Recently they called for tenders for extraction rights in a number of oil fields. The fact that 125 companies from all over the world expressed their interest shows that Iraq’s oil is decisive for future global production. Dr al-Chalabi does not think that these companies should be responsible for production. He thinks that responsibility should remain in Iraqi hands. Certainly Iraq needs help from service companies and maybe also foreign oil companies but the right to determine over oil production should remain with the people. What is happening now is taking Iraq back to the time just after the first world war. “When one mentions Iraq one thinks of oil and when one mentions oil one thinks of Iraq.” Alan Greenspan, Colin Powell and more and more of those that steered USA’s invasion of Iraq now confess that the war was about oil.

I wrote in a debate article in Uppsala Nya Tidning [Uppsala’s daily newspaper] on 3 October 2002, ”The war that is now being planned against Iraq can be dressed up in whatever suit they wish and made to smell nice with the help of eau de cologne but when you unbutton the jacket it still smells of oil”. I was criticised then for my views but one can see now that I was right.

To conclude we discussed Iraq’s discoveries of natural gas. These are modest compared with the reserves in Iran and Qatar. The discussion quickly moved to the agreement that Shell recently signed with the Iraqi company South Gas. Dr al-Chalabi became very agitated and asserted that Shell, in principle, has obtained a monopoly on gas extraction in Iraq and the price they paid is only a tenth of what may be worth 40 billion dollars in 20 year’s time. He was involved with the construction of the natural gas infrastructure and asserted that the repairs needed are quite limited. Iraq’s people should take care of gas production themselves.
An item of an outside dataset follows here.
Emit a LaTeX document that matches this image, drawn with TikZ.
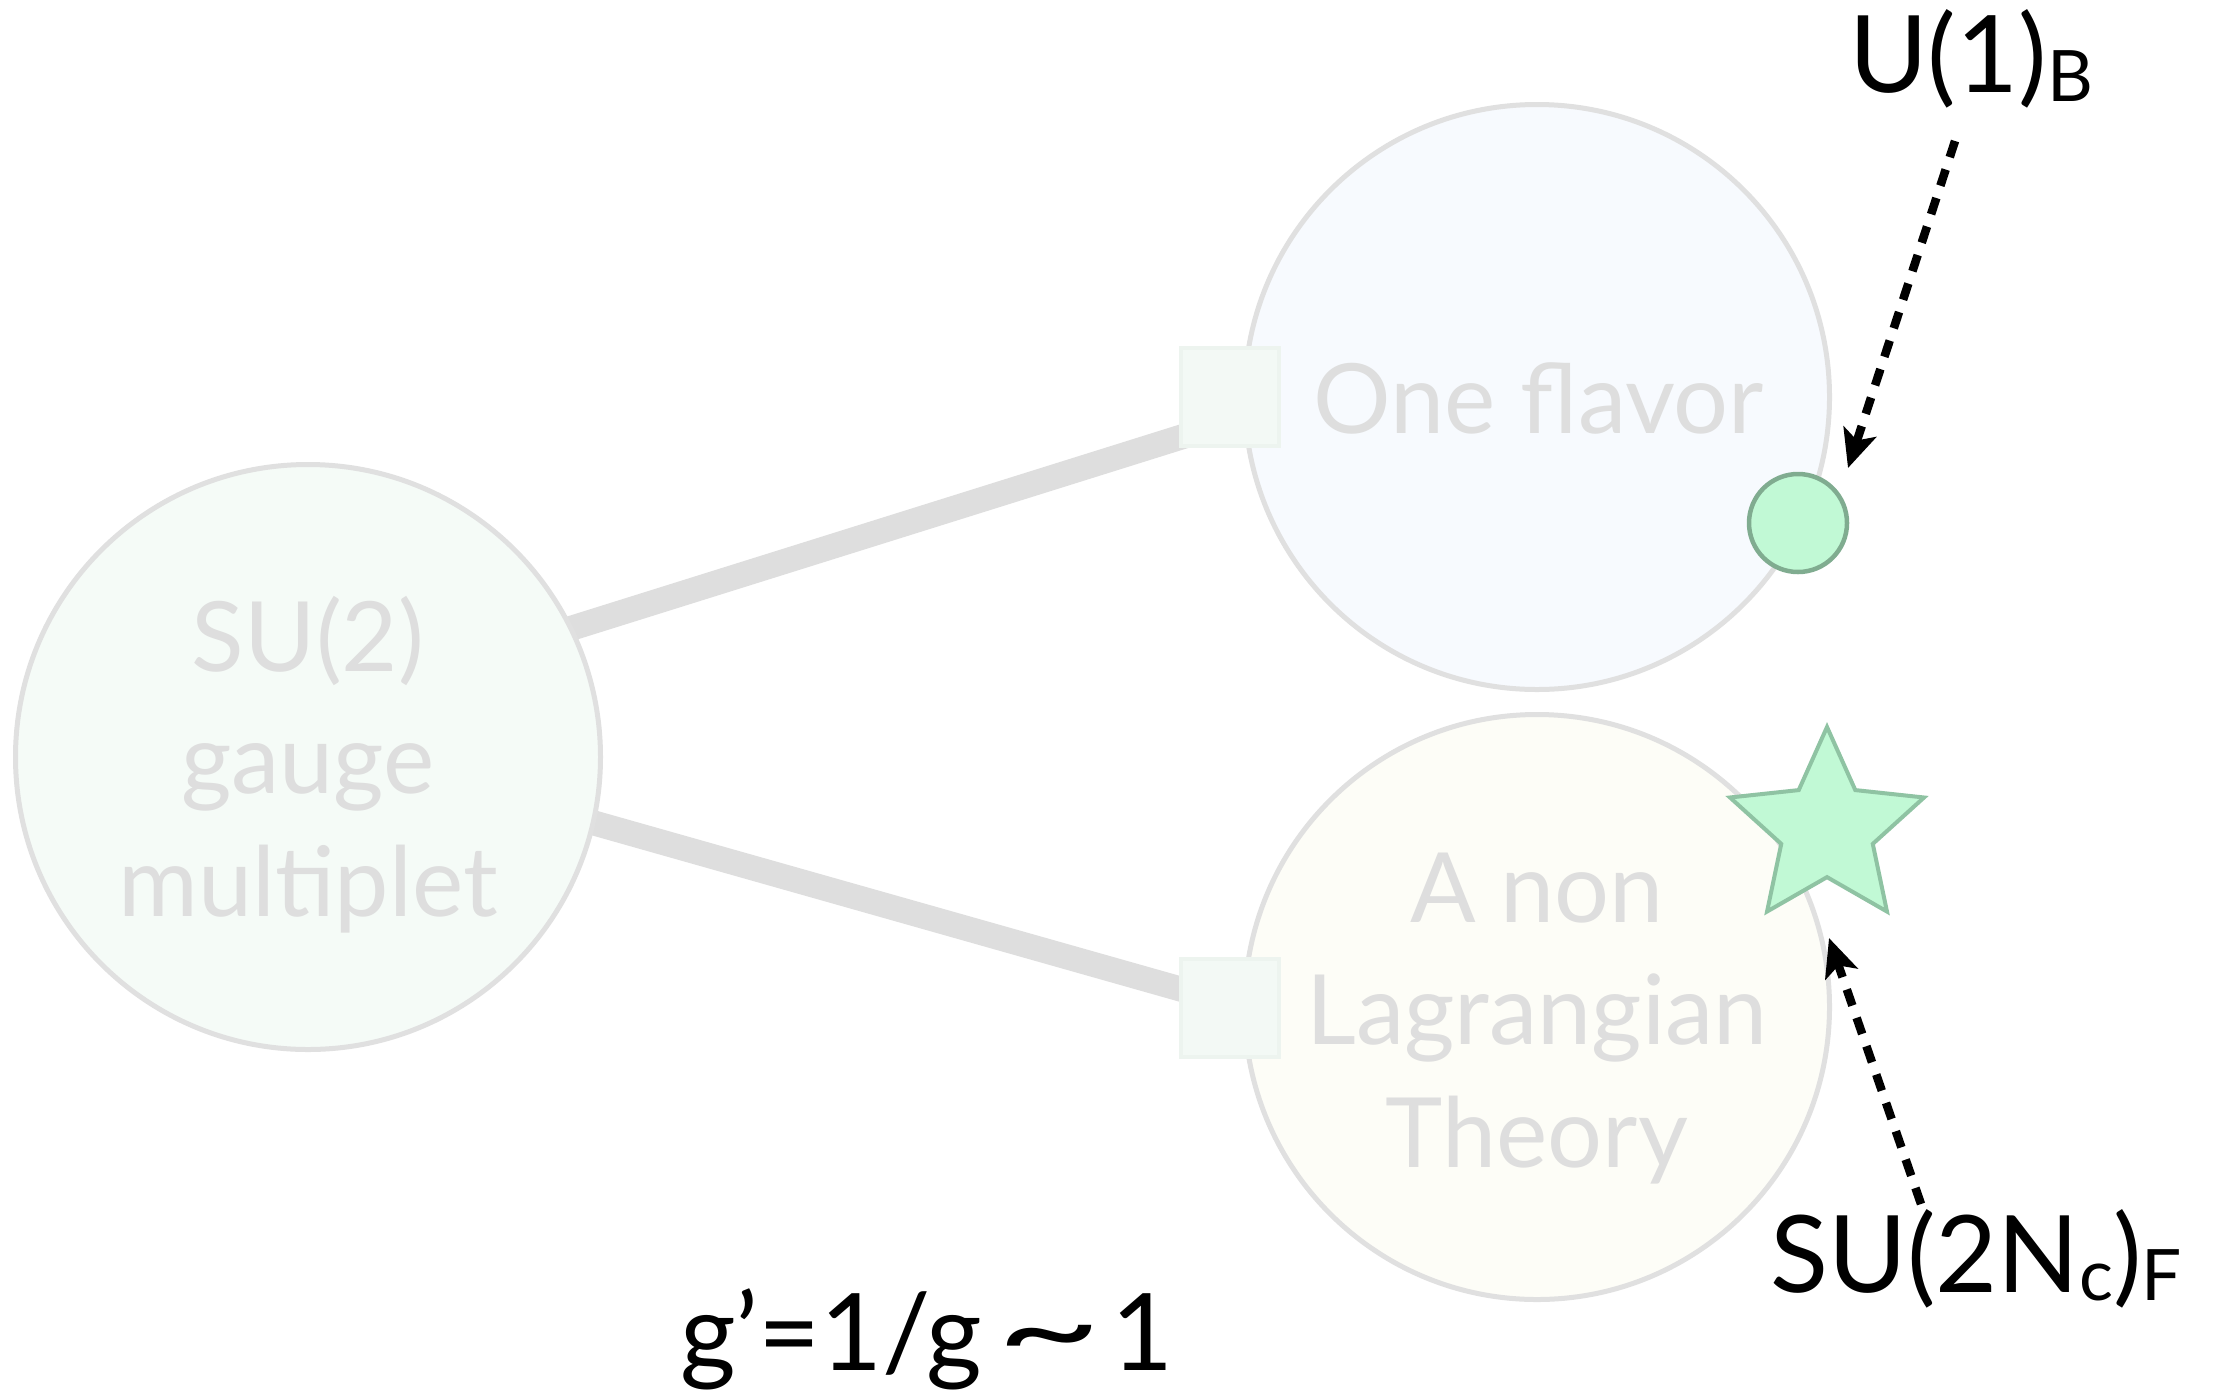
\documentclass[tikz,border=0pt]{standalone}
\usepackage{graphicx}
\usepackage{fontspec}
\setmainfont{Lato}
\usetikzlibrary{shapes.geometric,arrows.meta,calc}
\definecolor{txtgray}{HTML}{DEDEDE}
\definecolor{ringgray}{HTML}{E0E0E0}
\definecolor{conngray}{HTML}{DEDEDE}
\definecolor{fillA}{HTML}{F5FBF7}
\definecolor{fillB}{HTML}{F7FAFE}
\definecolor{fillC}{HTML}{FDFDF7}
\definecolor{sqfill}{HTML}{F3F9F5}
\definecolor{sqline}{HTML}{EDF4EF}
\definecolor{mint}{HTML}{C1F9D5}
\definecolor{dotline}{HTML}{80AC90}
\definecolor{starline}{HTML}{8FC3A3}
\newcommand\mysubfont{\fontsize{71}{80}\selectfont}
\begin{document}
\begin{tikzpicture}[x=1pt,y=-1pt,
  bigc/.style={circle, draw=ringgray, line width=5pt, minimum size=585pt, inner sep=0pt},
  gtext/.style={text=txtgray, font=\fontsize{97}{122}\selectfont, inner sep=0pt},
  btext/.style={text=black, font=\fontsize{107}{120}\selectfont, inner sep=0pt},
  conn/.style={draw=conngray, line width=25pt, shorten <=-25pt},
  sqr/.style={rectangle, draw=sqline, fill=sqfill, line width=4pt, minimum size=98pt, inner sep=0pt},
  darrow/.style={draw=black, line width=8.5pt, dash pattern=on 17pt off 13pt, -{Stealth[length=38pt,width=34pt,inset=9pt]}}
]
\fill[white] (0,0) rectangle (2215,1398);
\useasboundingbox (0,0) rectangle (2215,1398);

\path (308,757) coordinate (su2c);
\path (1537,397) coordinate (onec);
\path (1537,1007) coordinate (nonc);

% connectors (under the circles and squares)
\node[bigc, draw=none] (su2) at (su2c) {};
\node[sqr, draw=none, fill=none] (sq1) at (1230,397) {};
\node[sqr, draw=none, fill=none] (sq2) at (1230,1008) {};
\draw[conn] (su2.26.7) -- ($(sq1.west)+(12,37)$);
\draw[conn] (su2.-13.6) -- ($(sq2.west)+(12,-16)$);

% circles
\node[bigc, fill=fillA] (su2) at (su2c) {};
\node[bigc, fill=fillB] (one) at (onec) {};
\node[bigc, fill=fillC] (non) at (nonc) {};

% squares
\node[sqr] (sq1) at (1230,397) {};
\node[sqr] (sq2) at (1230,1008) {};

% gray texts
\node[gtext, anchor=base] (t1) at (308,671) {SU(2)};
\node[gtext, anchor=base] (t2) at (308,793) {gauge};
\node[gtext, anchor=base] (t3) at (308,916) {multiplet};
\node[gtext, anchor=base] (t4) at (1539,433) {One flavor};
\node[gtext, anchor=base] (t5) at (1537,922) {A non};
\node[gtext, anchor=base] (t6) at (1537,1044) {Lagrangian};
\node[gtext, anchor=base] (t7) at (1537,1167) {Theory};

% symmetry markers
\node[circle, draw=dotline, fill=mint, line width=4.5pt, minimum size=98pt, inner sep=0pt] (dot) at (1798,523) {};
\node[star, star points=5, star point ratio=2.12, draw=starline, fill=mint, line width=4pt, minimum size=204pt, inner sep=0pt] (star) at (1827,829) {};

% labels
\node[btext, anchor=base west] (lblB) at (1849,92) {U(1)\raisebox{-9pt}{\mysubfont B}};
\node[btext, anchor=base west] (lblF) at (1770,1292) {SU(2N\raisebox{-8pt}{\mysubfont c})\raisebox{-8pt}{\mysubfont F}};
\node[btext, anchor=base west] (coup) at (680,1370) {g’=1/g\hspace{14pt}\scalebox{1.7}[1.1]{\char"7E}\hspace{10pt}1};

% arrows
\coordinate (bstart) at (1955,141);
\coordinate (fstart) at (1921,1204);
\draw[darrow] (bstart) -- ($(dot)+(50,-55)$);
\draw[darrow] (fstart) -- ($(star)+(2,109)$);
\end{tikzpicture}
\end{document}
This is part of the information that we received. As a university-based researcher I am very pleased that Dr al-Chalabi thought it was completely OK to report our conversation openly. We will look critical at the numbers, but in terms of future discoveries in Iraq they will probably find many more oil fields. The question is if they will ever find any more supergiants. Adding all supergiants and giants oilfields our list adds up to 27 “elephants”. The world needs the production from these fields. According to Dr. al-Chalabi, the Iraqi government plan to sell out the five supergiants with around 43 billion barrels. In a planned second round they collect most of the rest giant fields with 52 billion barrels. Left over for Iraq will be 115 – 95 = 20 billion barrels. I can understand if Dr. al-Chalabi is upset, as he has been part of the discovery of 70 billion of the barrels that will be on the market.

Dr al-Chalabi’s visit to Uppsala University was concluded with a lecture where approximately 200 students, university employees, the public and the press also could hear part of what we had discussed.